China’s booming economy makes the labor issue all the more pressing. A report by the China Labor Market Information Monitoring Center found that job openings in manufacturing in 21 major cities in the first quarter of this year soared 90% year on year, while job seekers increased 22%. In China’s 100 largest cities, there are currently 5.5 million job openings, while the number of job seekers is 5.3 million, and the gap between the two is growing, especially in the Pearl River Delta region in the south.


 


A Tough Transition


 


By shifting large number of farmers into non-agricultural jobs every year, China was once able to achieve extraordinary productivity growth, while keeping inflation under control, write Huang Yi Ping, a professor at Peking University, and Jiang Ting Song, a professor at the Center for International Economics in Australia, in a recent paper. But now, they say, it is heading toward what’s known as a “Lewis turning point” — a concept named after W. Arthur Lewis, the Nobel Prize-winning economist in the 1970s, who studied the development process of countries from subsistence to modern economies.
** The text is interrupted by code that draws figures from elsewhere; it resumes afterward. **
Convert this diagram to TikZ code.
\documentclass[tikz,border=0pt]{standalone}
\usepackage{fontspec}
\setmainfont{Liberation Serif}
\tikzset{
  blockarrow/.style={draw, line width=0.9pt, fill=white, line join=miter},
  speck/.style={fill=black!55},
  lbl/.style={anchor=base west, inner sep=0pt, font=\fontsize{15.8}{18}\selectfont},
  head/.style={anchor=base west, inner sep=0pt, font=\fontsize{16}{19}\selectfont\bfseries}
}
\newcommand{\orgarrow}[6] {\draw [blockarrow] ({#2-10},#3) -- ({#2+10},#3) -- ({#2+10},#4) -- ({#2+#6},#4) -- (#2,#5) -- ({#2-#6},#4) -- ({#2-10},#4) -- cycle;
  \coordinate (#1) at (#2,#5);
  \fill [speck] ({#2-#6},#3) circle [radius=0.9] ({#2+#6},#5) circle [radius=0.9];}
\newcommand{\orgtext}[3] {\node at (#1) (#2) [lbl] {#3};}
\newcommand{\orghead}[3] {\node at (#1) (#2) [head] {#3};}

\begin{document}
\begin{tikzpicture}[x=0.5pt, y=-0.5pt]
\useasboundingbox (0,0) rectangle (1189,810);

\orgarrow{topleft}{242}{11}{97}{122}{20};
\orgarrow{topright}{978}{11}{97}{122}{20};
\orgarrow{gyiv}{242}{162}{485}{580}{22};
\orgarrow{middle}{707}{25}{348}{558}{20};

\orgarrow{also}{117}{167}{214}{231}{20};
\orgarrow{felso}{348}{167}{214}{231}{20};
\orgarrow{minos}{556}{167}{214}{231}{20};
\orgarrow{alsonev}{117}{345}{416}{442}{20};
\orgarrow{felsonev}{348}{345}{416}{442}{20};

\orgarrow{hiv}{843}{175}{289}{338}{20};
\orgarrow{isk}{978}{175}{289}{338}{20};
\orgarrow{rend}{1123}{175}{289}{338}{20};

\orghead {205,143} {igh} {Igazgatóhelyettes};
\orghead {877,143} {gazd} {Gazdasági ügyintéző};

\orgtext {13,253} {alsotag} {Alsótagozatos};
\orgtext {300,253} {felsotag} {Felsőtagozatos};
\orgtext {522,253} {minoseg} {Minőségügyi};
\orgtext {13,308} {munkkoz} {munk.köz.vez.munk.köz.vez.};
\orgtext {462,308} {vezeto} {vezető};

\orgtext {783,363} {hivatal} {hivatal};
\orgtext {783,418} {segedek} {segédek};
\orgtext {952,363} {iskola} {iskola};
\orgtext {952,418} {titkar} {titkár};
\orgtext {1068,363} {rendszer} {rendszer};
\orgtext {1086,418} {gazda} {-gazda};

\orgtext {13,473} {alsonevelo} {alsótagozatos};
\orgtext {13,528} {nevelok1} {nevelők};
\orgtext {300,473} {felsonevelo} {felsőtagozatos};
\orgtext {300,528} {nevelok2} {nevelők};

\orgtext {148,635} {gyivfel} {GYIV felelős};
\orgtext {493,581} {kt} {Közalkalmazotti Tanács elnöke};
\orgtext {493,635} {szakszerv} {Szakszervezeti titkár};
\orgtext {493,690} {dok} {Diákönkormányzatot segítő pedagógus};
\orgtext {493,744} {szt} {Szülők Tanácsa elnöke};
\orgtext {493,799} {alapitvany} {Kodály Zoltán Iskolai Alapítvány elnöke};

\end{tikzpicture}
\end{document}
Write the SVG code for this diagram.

Lewis found that as economies develop and move workers from rural to urban jobs, the supply of surplus labor is reduced, driving up wages, consumption and inflation.


 


In their paper titled, “What Does the Lewis Turning Point Mean for China?” the two professors assert that after 30 years of economic reform, China is now at such a critical juncture. Against this backdrop, they write, the government must carry out policies that maintain economic stability and develop a stronger culture of innovation throughout the country.


 


It will be a tough transition, says Meyer of Wharton, because of the shift from rapid economic growth underpinned by low-cost manufacturing for exports and low domestic consumption to more moderate growth based on higher domestic consumption.


 


To manage the change, he says the labor force needs to be provided with more training in service sectors and high-end manufacturing. That might be easier said than done. A country must give up some current growth if it invests in raising the quality of its labor force today to reap the rewards tomorrow. As Meyer notes, the problem is that no one wants to give up current GDP growth.


 


Amid worries about the strength of the dollar and the euro, he adds, “the fundamental issue is, who controls China’s economy? China can’t allow its economy depend so much on other countries… Right now, China’s economy is very vulnerable to the U.S. and Europe, and to change that requires tough measures.”